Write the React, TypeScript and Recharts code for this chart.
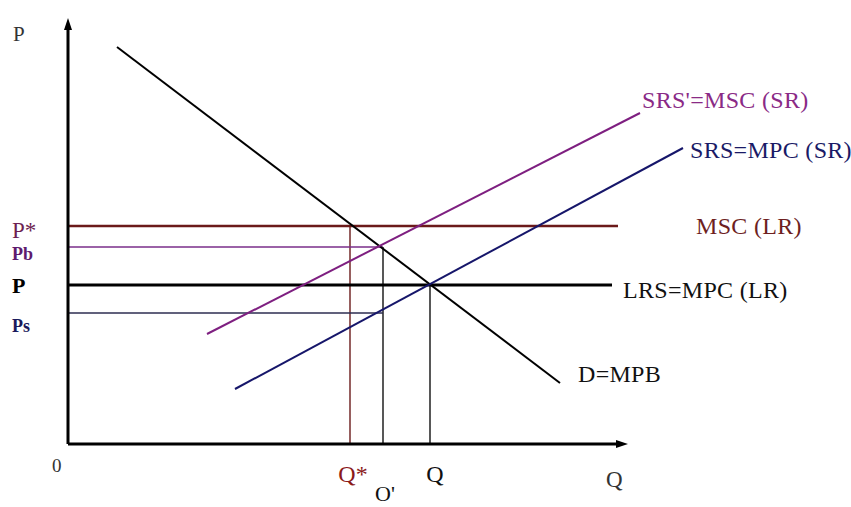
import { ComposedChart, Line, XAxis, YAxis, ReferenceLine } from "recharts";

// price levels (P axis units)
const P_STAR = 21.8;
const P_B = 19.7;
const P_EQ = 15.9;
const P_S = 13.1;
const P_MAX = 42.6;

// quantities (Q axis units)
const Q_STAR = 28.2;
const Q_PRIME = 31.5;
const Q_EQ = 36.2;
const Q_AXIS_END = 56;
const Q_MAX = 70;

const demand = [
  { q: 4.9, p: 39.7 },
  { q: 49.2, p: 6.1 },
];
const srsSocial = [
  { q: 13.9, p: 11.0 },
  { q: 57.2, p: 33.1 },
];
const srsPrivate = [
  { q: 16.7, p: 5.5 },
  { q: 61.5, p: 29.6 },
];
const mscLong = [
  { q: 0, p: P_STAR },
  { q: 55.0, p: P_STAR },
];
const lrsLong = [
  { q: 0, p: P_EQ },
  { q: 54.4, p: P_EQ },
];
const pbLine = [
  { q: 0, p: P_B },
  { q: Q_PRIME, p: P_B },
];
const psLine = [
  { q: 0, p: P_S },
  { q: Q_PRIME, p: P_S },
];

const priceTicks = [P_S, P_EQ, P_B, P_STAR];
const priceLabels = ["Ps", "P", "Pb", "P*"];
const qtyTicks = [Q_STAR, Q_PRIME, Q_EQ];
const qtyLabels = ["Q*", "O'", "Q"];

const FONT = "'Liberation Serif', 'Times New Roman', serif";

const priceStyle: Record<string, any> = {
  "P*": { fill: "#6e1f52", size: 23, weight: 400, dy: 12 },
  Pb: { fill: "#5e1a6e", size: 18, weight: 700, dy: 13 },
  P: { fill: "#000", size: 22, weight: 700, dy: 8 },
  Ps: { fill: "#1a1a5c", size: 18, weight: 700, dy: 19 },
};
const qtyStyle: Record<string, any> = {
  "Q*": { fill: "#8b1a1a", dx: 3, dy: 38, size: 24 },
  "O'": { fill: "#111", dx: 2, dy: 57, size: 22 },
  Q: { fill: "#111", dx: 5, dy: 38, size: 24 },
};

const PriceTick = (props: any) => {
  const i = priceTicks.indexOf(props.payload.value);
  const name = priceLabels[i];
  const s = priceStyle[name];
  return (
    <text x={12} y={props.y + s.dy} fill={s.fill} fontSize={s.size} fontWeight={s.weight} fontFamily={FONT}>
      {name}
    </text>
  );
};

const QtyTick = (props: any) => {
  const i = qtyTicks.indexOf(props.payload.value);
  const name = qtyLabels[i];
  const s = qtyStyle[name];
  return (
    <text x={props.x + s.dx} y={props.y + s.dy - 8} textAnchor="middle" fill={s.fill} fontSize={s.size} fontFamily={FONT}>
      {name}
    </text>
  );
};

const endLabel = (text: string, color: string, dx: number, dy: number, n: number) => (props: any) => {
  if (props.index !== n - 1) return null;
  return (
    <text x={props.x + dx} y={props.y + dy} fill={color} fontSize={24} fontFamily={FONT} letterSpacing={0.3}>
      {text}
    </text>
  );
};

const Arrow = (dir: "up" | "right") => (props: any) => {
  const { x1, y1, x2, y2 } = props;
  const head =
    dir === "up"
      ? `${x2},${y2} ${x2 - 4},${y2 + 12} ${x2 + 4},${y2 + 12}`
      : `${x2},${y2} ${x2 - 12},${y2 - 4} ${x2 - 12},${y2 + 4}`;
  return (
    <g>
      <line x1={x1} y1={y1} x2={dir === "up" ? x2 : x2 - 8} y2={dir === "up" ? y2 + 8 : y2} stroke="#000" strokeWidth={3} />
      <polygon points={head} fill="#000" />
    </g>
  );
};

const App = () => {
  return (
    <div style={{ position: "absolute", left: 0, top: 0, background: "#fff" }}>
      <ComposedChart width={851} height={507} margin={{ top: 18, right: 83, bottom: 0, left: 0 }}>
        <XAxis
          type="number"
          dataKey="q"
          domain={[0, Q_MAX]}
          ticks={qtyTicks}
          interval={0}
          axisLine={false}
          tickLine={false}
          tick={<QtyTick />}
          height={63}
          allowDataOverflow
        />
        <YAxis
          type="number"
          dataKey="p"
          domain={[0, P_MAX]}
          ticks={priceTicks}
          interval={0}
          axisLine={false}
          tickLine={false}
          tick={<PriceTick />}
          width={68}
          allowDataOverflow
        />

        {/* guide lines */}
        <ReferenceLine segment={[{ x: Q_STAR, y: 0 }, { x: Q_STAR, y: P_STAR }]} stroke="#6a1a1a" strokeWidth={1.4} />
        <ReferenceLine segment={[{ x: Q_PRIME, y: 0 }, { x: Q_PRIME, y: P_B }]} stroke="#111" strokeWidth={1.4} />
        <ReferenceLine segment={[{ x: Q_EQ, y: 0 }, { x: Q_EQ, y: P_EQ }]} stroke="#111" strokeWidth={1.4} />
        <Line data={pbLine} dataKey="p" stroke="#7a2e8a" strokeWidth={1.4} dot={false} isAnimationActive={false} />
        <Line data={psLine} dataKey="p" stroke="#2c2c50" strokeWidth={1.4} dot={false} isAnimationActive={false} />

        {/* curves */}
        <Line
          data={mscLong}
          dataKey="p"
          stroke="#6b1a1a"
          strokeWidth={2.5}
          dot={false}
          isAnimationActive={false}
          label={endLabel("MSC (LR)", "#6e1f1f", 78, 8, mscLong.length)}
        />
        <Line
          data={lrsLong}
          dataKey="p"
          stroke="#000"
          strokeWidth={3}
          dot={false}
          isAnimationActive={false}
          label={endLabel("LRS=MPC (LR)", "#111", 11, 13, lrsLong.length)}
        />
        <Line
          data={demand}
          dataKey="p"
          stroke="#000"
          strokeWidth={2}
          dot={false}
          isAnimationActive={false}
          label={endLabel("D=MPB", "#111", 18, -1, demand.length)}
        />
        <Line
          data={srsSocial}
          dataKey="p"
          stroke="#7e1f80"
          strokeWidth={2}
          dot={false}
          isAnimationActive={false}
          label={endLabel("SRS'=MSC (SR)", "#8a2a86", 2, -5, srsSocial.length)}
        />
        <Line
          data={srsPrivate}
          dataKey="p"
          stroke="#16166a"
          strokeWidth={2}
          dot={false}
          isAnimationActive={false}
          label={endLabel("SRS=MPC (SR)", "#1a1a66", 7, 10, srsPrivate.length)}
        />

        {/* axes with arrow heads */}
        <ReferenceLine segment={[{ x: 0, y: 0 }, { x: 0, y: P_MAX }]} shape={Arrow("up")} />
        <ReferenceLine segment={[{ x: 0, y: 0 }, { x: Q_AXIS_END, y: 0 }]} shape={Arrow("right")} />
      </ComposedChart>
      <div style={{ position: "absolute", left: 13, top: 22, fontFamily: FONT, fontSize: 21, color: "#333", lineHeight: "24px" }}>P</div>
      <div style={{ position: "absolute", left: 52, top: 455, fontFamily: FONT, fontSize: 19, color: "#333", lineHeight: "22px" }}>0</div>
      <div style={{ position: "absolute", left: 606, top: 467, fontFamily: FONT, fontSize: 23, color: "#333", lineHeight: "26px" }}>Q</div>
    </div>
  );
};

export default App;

━━━━━━━━

WRITTEN EXERCISE.
Go through the listing above and write it out again exactly, dropping the pictures.

REPLY TO THE TASK.
Write the React, TypeScript and Recharts code for this chart.
import { ComposedChart, Line, XAxis, YAxis, ReferenceLine } from "recharts";

// price levels (P axis units)
const P_STAR = 21.8;
const P_B = 19.7;
const P_EQ = 15.9;
const P_S = 13.1;
const P_MAX = 42.6;

// quantities (Q axis units)
const Q_STAR = 28.2;
const Q_PRIME = 31.5;
const Q_EQ = 36.2;
const Q_AXIS_END = 56;
const Q_MAX = 70;

const demand = [
  { q: 4.9, p: 39.7 },
  { q: 49.2, p: 6.1 },
];
const srsSocial = [
  { q: 13.9, p: 11.0 },
  { q: 57.2, p: 33.1 },
];
const srsPrivate = [
  { q: 16.7, p: 5.5 },
  { q: 61.5, p: 29.6 },
];
const mscLong = [
  { q: 0, p: P_STAR },
  { q: 55.0, p: P_STAR },
];
const lrsLong = [
  { q: 0, p: P_EQ },
  { q: 54.4, p: P_EQ },
];
const pbLine = [
  { q: 0, p: P_B },
  { q: Q_PRIME, p: P_B },
];
const psLine = [
  { q: 0, p: P_S },
  { q: Q_PRIME, p: P_S },
];

const priceTicks = [P_S, P_EQ, P_B, P_STAR];
const priceLabels = ["Ps", "P", "Pb", "P*"];
const qtyTicks = [Q_STAR, Q_PRIME, Q_EQ];
const qtyLabels = ["Q*", "O'", "Q"];

const FONT = "'Liberation Serif', 'Times New Roman', serif";

const priceStyle: Record<string, any> = {
  "P*": { fill: "#6e1f52", size: 23, weight: 400, dy: 12 },
  Pb: { fill: "#5e1a6e", size: 18, weight: 700, dy: 13 },
  P: { fill: "#000", size: 22, weight: 700, dy: 8 },
  Ps: { fill: "#1a1a5c", size: 18, weight: 700, dy: 19 },
};
const qtyStyle: Record<string, any> = {
  "Q*": { fill: "#8b1a1a", dx: 3, dy: 38, size: 24 },
  "O'": { fill: "#111", dx: 2, dy: 57, size: 22 },
  Q: { fill: "#111", dx: 5, dy: 38, size: 24 },
};

const PriceTick = (props: any) => {
  const i = priceTicks.indexOf(props.payload.value);
  const name = priceLabels[i];
  const s = priceStyle[name];
  return (
    <text x={12} y={props.y + s.dy} fill={s.fill} fontSize={s.size} fontWeight={s.weight} fontFamily={FONT}>
      {name}
    </text>
  );
};

const QtyTick = (props: any) => {
  const i = qtyTicks.indexOf(props.payload.value);
  const name = qtyLabels[i];
  const s = qtyStyle[name];
  return (
    <text x={props.x + s.dx} y={props.y + s.dy - 8} textAnchor="middle" fill={s.fill} fontSize={s.size} fontFamily={FONT}>
      {name}
    </text>
  );
};

const endLabel = (text: string, color: string, dx: number, dy: number, n: number) => (props: any) => {
  if (props.index !== n - 1) return null;
  return (
    <text x={props.x + dx} y={props.y + dy} fill={color} fontSize={24} fontFamily={FONT} letterSpacing={0.3}>
      {text}
    </text>
  );
};

const Arrow = (dir: "up" | "right") => (props: any) => {
  const { x1, y1, x2, y2 } = props;
  const head =
    dir === "up"
      ? `${x2},${y2} ${x2 - 4},${y2 + 12} ${x2 + 4},${y2 + 12}`
      : `${x2},${y2} ${x2 - 12},${y2 - 4} ${x2 - 12},${y2 + 4}`;
  return (
    <g>
      <line x1={x1} y1={y1} x2={dir === "up" ? x2 : x2 - 8} y2={dir === "up" ? y2 + 8 : y2} stroke="#000" strokeWidth={3} />
      <polygon points={head} fill="#000" />
    </g>
  );
};

const App = () => {
  return (
    <div style={{ position: "absolute", left: 0, top: 0, background: "#fff" }}>
      <ComposedChart width={851} height={507} margin={{ top: 18, right: 83, bottom: 0, left: 0 }}>
        <XAxis
          type="number"
          dataKey="q"
          domain={[0, Q_MAX]}
          ticks={qtyTicks}
          interval={0}
          axisLine={false}
          tickLine={false}
          tick={<QtyTick />}
          height={63}
          allowDataOverflow
        />
        <YAxis
          type="number"
          dataKey="p"
          domain={[0, P_MAX]}
          ticks={priceTicks}
          interval={0}
          axisLine={false}
          tickLine={false}
          tick={<PriceTick />}
          width={68}
          allowDataOverflow
        />

        {/* guide lines */}
        <ReferenceLine segment={[{ x: Q_STAR, y: 0 }, { x: Q_STAR, y: P_STAR }]} stroke="#6a1a1a" strokeWidth={1.4} />
        <ReferenceLine segment={[{ x: Q_PRIME, y: 0 }, { x: Q_PRIME, y: P_B }]} stroke="#111" strokeWidth={1.4} />
        <ReferenceLine segment={[{ x: Q_EQ, y: 0 }, { x: Q_EQ, y: P_EQ }]} stroke="#111" strokeWidth={1.4} />
        <Line data={pbLine} dataKey="p" stroke="#7a2e8a" strokeWidth={1.4} dot={false} isAnimationActive={false} />
        <Line data={psLine} dataKey="p" stroke="#2c2c50" strokeWidth={1.4} dot={false} isAnimationActive={false} />

        {/* curves */}
        <Line
          data={mscLong}
          dataKey="p"
          stroke="#6b1a1a"
          strokeWidth={2.5}
          dot={false}
          isAnimationActive={false}
          label={endLabel("MSC (LR)", "#6e1f1f", 78, 8, mscLong.length)}
        />
        <Line
          data={lrsLong}
          dataKey="p"
          stroke="#000"
          strokeWidth={3}
          dot={false}
          isAnimationActive={false}
          label={endLabel("LRS=MPC (LR)", "#111", 11, 13, lrsLong.length)}
        />
        <Line
          data={demand}
          dataKey="p"
          stroke="#000"
          strokeWidth={2}
          dot={false}
          isAnimationActive={false}
          label={endLabel("D=MPB", "#111", 18, -1, demand.length)}
        />
        <Line
          data={srsSocial}
          dataKey="p"
          stroke="#7e1f80"
          strokeWidth={2}
          dot={false}
          isAnimationActive={false}
          label={endLabel("SRS'=MSC (SR)", "#8a2a86", 2, -5, srsSocial.length)}
        />
        <Line
          data={srsPrivate}
          dataKey="p"
          stroke="#16166a"
          strokeWidth={2}
          dot={false}
          isAnimationActive={false}
          label={endLabel("SRS=MPC (SR)", "#1a1a66", 7, 10, srsPrivate.length)}
        />

        {/* axes with arrow heads */}
        <ReferenceLine segment={[{ x: 0, y: 0 }, { x: 0, y: P_MAX }]} shape={Arrow("up")} />
        <ReferenceLine segment={[{ x: 0, y: 0 }, { x: Q_AXIS_END, y: 0 }]} shape={Arrow("right")} />
      </ComposedChart>
      <div style={{ position: "absolute", left: 13, top: 22, fontFamily: FONT, fontSize: 21, color: "#333", lineHeight: "24px" }}>P</div>
      <div style={{ position: "absolute", left: 52, top: 455, fontFamily: FONT, fontSize: 19, color: "#333", lineHeight: "22px" }}>0</div>
      <div style={{ position: "absolute", left: 606, top: 467, fontFamily: FONT, fontSize: 23, color: "#333", lineHeight: "26px" }}>Q</div>
    </div>
  );
};

export default App;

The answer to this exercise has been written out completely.